The rule relates to how many Watts (W) of power are needed per pound (lb) of airplane, and the approximate values range from 50W to 200+W.
It's generally accepted that any plane with less than 50W/lb is going to struggle unless it has a very low wing loading. At the other end of the scale, a powertrain setup that's delivering 200 or more Watts per pound is going to have pretty much unlimited ballistic performance!
Above: A WWI SE5A, left, and a modern Pitts Python.
Both biplanes, but at opposite ends of the Watts Per Pound scale!
General Power Guidelines
Here are some Watts per pound values that should put you in the right ballpark for your particular plane...
- Less than 50W/lb - very lightweight / low wing loading slow flyer.
- 50 to 80 W/lb - light powered gliders, basic park flyers and trainers, classic biplanes and vintage ('Old Timer') type planes.
- 80 to 120 W/lb - general sport flying and basic/intermediate aerobatics. Many scale (eg warbirds) planes suit this power band.
- 120 to 180W/lb - more serious aerobatics, pattern flying, 3D and scale EDF jets.
- 180 to 200+W/lb - faster jets and anything that requires cloud-punching power!
By working around those categories you should be able to decide how much power your rc airplane needs to perform well The categories aren't meant to be exact, but they are very good starting points.
Realistically it all comes down to experimentation as far as actual performance goes. Once you've decided on a suitable motor / powertrain setup that is capable of delivering the required wattage, then play around with propeller selection.
Increasing or decreasing prop diameter and pitch will have a big effect on how your airplane flies, but be careful to stay within the recommended range as stated by the motor manufacturer.
Over-propping an electric rc airplane is one sure way to burn out the ESC because the motor is forced to work harder than it's designed for, and so it tries to draw more current than you calculated the ESC to handle.
Important Point... Remember that for the Watts per pound rule to be effective, you need to weigh the plane in its 'flight ready' state. This is commonly known as the All Up Weight (AUW) and just means that you should be weighing the plane with the flight pack in place.
What's a Watt?
A Watt is the correct unit to measure electrical power and Watts are calculated by multiplying the voltage (V) by current in amps, for which the proper symbol is 'I' but you'll also likely see it written as 'A'.
So, VxI=W or VxA=W.
If you're looking for the IC (internal combustion) equivalent, 1hp (horsepower) is equal to 746W.
Using a Watt Meter
The only sure-fire way to determine how much power your particular setup is producing is to use a Watt meter.
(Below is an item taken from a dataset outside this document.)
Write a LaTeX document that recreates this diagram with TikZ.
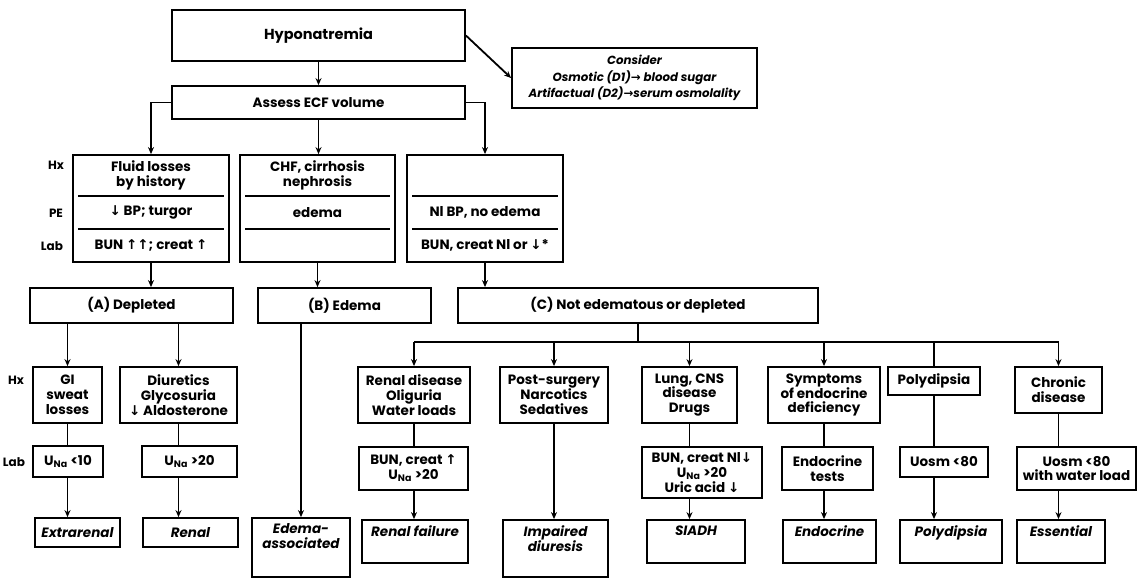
\documentclass[tikz,border=0pt]{standalone}
\usepackage{fontspec}
\setmainfont{Poppins}
\newfontfamily\symf{DejaVu Sans}
\usetikzlibrary{arrows.meta,calc}
\newcommand{\ad}{{\symf\char"2193}}
\newcommand{\au}{{\symf\char"2191}}
\newcommand{\rarr}{{\symf\char"2192}}
\newcommand{\una}{U\textsubscript{Na}}
\newcommand{\bx}[7][]{\node[box,#1,minimum width={#5-#3},minimum height={#6-#4}] (#2) at ({(#3+#5)/2},{(#4+#6)/2}) {#7};}
\begin{document}
\begin{tikzpicture}[x=1pt,y=-1pt,
  fn/.style={font=\fontsize{13.5}{14.8}\selectfont\bfseries},
  itf/.style={font=\fontsize{13.5}{14.8}\selectfont\bfseries\itshape},
  box/.style={draw,line width=1.8pt,inner sep=1pt,align=center,fn},
  ln/.style={line width=1.8pt},
  arr/.style={ln,-{Stealth[length=7pt,width=6pt]}},
  lbl/.style={font=\fontsize{12}{13}\selectfont\bfseries},
  dv/.style={line width=1.6pt}]
\useasboundingbox (0,0) rectangle (1138,578);
% top
\bx[font=\fontsize{14.5}{16}\selectfont\bfseries]{hyp}{172}{10}{465}{61}{Hyponatremia}
\bx{ass}{172}{86}{465}{119}{Assess ECF volume}
\bx[font=\fontsize{11.8}{16.5}\selectfont\bfseries\itshape]{con}{512}{48}{757}{108}{Consider\\Osmotic (D1)\rarr{} blood sugar\\Artifactual (D2)\rarr{}serum osmolality}
% row 1
\bx{fl}{73}{155}{229}{262}{}
\bx{cf}{240}{155}{395}{262}{}
\bx{nl}{407}{155}{563}{262}{}
\foreach \b in {fl,cf,nl}{
  \draw[dv] ($(\b.north west)+(6,42)$) -- ($(\b.north east)+(-6,42)$);
  \draw[dv] ($(\b.north west)+(6,75)$) -- ($(\b.north east)+(-6,75)$);}
\node[fn,align=center] (flhx) at ($(fl.north)+(0,21)$) {Fluid losses\\by history};
\node[fn] (flpe) at ($(fl.north)+(0,58)$) {\ad{} BP; turgor};
\node[fn] (fllab) at ($(fl.north)+(0,91)$) {BUN \au\au; creat \au};
\node[fn,align=center] (cfhx) at ($(cf.north)+(0,21)$) {CHF, cirrhosis\\nephrosis};
\node[fn] (cfpe) at ($(cf.north)+(0,58)$) {edema};
\node[fn] (nlpe) at ($(nl.north)+(0,58)$) {Nl BP, no edema};
\node[fn] (nllab) at ($(nl.north)+(0,91)$) {BUN, creat Nl or \ad*};
\node[lbl] (hx1) at (56,165) {Hx};
\node[lbl] (pe1) at (56,213) {PE};
\node[lbl] (lab1) at (52,246) {Lab};
% row 2
\bx{A}{30}{288}{233}{323}{(A) Depleted}
\bx{B}{258}{288}{431}{323}{(B) Edema}
\bx{C}{458}{288}{818}{323}{(C) Not edematous or depleted}
% A branch
\bx{gi}{33}{367}{102}{423}{GI\\sweat\\losses}
\bx{diu}{120}{367}{237}{423}{Diuretics\\Glycosuria\\\ad{} Aldosterone}
\bx{u1}{33}{446}{103}{477}{\una{} <10}
\bx{u2}{142}{446}{237}{477}{\una{} >20}
\bx[itf]{ext}{35}{518}{120}{547}{Extrarenal}
\bx[itf]{ren}{143}{518}{238}{547}{Renal}
\bx{eda}{252}{518}{350}{577}{}
\node[itf,align=center,anchor=north] (edat) at ($(eda.north)+(0,3)$) {Edema-\\associated};
\node[lbl] (hx2) at (16,380) {Hx};
\node[lbl] (lab2) at (14,462) {Lab};
% C branch
\bx{rd}{358}{367}{470}{423}{Renal disease\\Oliguria\\Water loads}
\bx{ps}{500}{367}{608}{423}{Post-surgery\\Narcotics\\Sedatives}
\bx{lu}{642}{367}{737}{423}{Lung, CNS\\disease\\Drugs}
\bx{sy}{768}{367}{880}{423}{Symptoms\\of endocrine\\deficiency}
\bx{po}{888}{367}{980}{395}{Polydipsia}
\bx{ch}{1015}{367}{1102}{413}{Chronic\\disease}
\bx{rdl}{359}{447}{468}{490}{BUN, creat \au\\\una{} >20}
\bx{lul}{642}{447}{762}{498}{BUN, creat Nl\ad\\\una{} >20\\Uric acid \ad}
\bx{syl}{782}{447}{873}{490}{Endocrine\\tests}
\bx{pol}{900}{447}{988}{477}{Uosm <80}
\bx{chl}{1017}{447}{1136}{490}{Uosm <80\\with water load}
\bx{rf}{362}{520}{468}{563}{}
\bx{id}{503}{520}{608}{577}{}
\bx{si}{647}{520}{745}{563}{}
\bx{en}{783}{520}{876}{563}{}
\bx{pd}{900}{520}{1002}{563}{}
\bx{es}{1017}{520}{1105}{563}{}
\node[itf,anchor=north] (rft) at ($(rf.north)+(0,3)$) {Renal failure};
\node[itf,align=center,anchor=north] (idt) at ($(id.north)+(0,3)$) {Impaired\\diuresis};
\node[itf,anchor=north] (sit) at ($(si.north)+(0,3)$) {SIADH};
\node[itf,anchor=north] (ent) at ($(en.north)+(0,3)$) {Endocrine};
\node[itf,anchor=north] (pdt) at ($(pd.north)+(0,3)$) {Polydipsia};
\node[itf,anchor=north] (est) at ($(es.north)+(0,3)$) {Essential};
% connectors top
\draw[arr] (hyp) -- (ass);
\draw[arr] (hyp.east) -- (con.west);
\draw[arr] (ass.west) -| (fl.north);
\draw[arr] (ass.south) -- (ass.south |- cf.north);
\draw[arr] (ass.east) -| (nl.north);
\draw[arr] (fl.south) -- (fl.south |- A.north);
\draw[arr] (cf.south) -- (cf.south |- B.north);
\draw[arr] (nl.south) -- (nl.south |- C.north);
% A branch
\draw[arr] (A.south -| gi.north) -- (gi.north);
\draw[arr] (A.south -| diu.north) -- (diu.north);
\draw[ln] (gi.south) -- (gi.south |- u1.north);
\draw[arr] (gi.south |- u1.south) -- (gi.south |- ext.north);
\draw[ln] (diu.south) -- (diu.south |- u2.north);
\draw[arr] (diu.south |- u2.south) -- (diu.south |- ren.north);
\draw[arr] (eda.north |- B.south) -- (eda.north);
% C bus
\coordinate (bus) at (640,342);
\draw[ln] (C.south) -- (C.south |- bus);
\draw[ln] (rd.north |- bus) -- (ch.north |- bus);
\foreach \b in {rd,ps,lu,sy,ch}{\draw[arr] (\b.north |- bus) -- (\b.north);}
\draw[ln] (po.north |- bus) -- (po.north);
\draw[ln] (rd.south) -- (rd.south |- rdl.north);
\draw[arr] (rd.south |- rdl.south) -- (rd.south |- rf.north);
\draw[arr] (ps.south) -- (ps.south |- id.north);
\draw[ln] (lu.south) -- (lu.south |- lul.north);
\draw[arr] (lu.south |- lul.south) -- (lu.south |- si.north);
\draw[ln] (sy.south) -- (sy.south |- syl.north);
\draw[arr] (sy.south |- syl.south) -- (sy.south |- en.north);
\draw[ln] (po.south) -- (po.south |- pol.north);
\draw[arr] (po.south |- pol.south) -- (po.south |- pd.north);
\draw[ln] (ch.south) -- (ch.south |- chl.north);
\draw[arr] (ch.south |- chl.south) -- (ch.south |- es.north);
\end{tikzpicture}
\end{document}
This useful little tool (actually essential if you do want to start experimenting with different EP setups) connects between the flight pack and ESC, and will give you various readings throughout the power range.
Simply connect it up and power up your plane, and read off how many Watts are being produced.
Above: an RC Watt meter is essential once you get in to
doing your own electric power setups.
Watt meters take all the guesswork out of electric plane powertrain setups, and for the little money they cost will give you a lot of peace of mind.
Weight or Wing Loading?
It's worth noting that although the Watts per pound rule works on the actual flying weight of the airplane (AUW), the more realistic and accurate reference to a plane's performance in relation to its flying weight is called the wing loading.
Wing loading is a value expressed (for model planes) in ounces per square foot (Oz/ft²) or grams per square decimeter (g/dm²), and is the flying weight of the plane divided by the total wing area.
The larger the wing area and lighter the plane, then the lower the wing loading will be and vice versa.
A lower wing loading means slower take off capability and better flying performance in many ways. But for the purpose of calculating power requirements for your model, in terms of the Watts per pound rule, work with the actual weight of it and don't worry about wing area or loading.
If you're a complete beginner to the hobby with your first RTF rc plane, then you won't need to worry about Watts per pound or wing loadings just yet. But as you get more in to the hobby, do take the time to understand and know how to use these important calculations.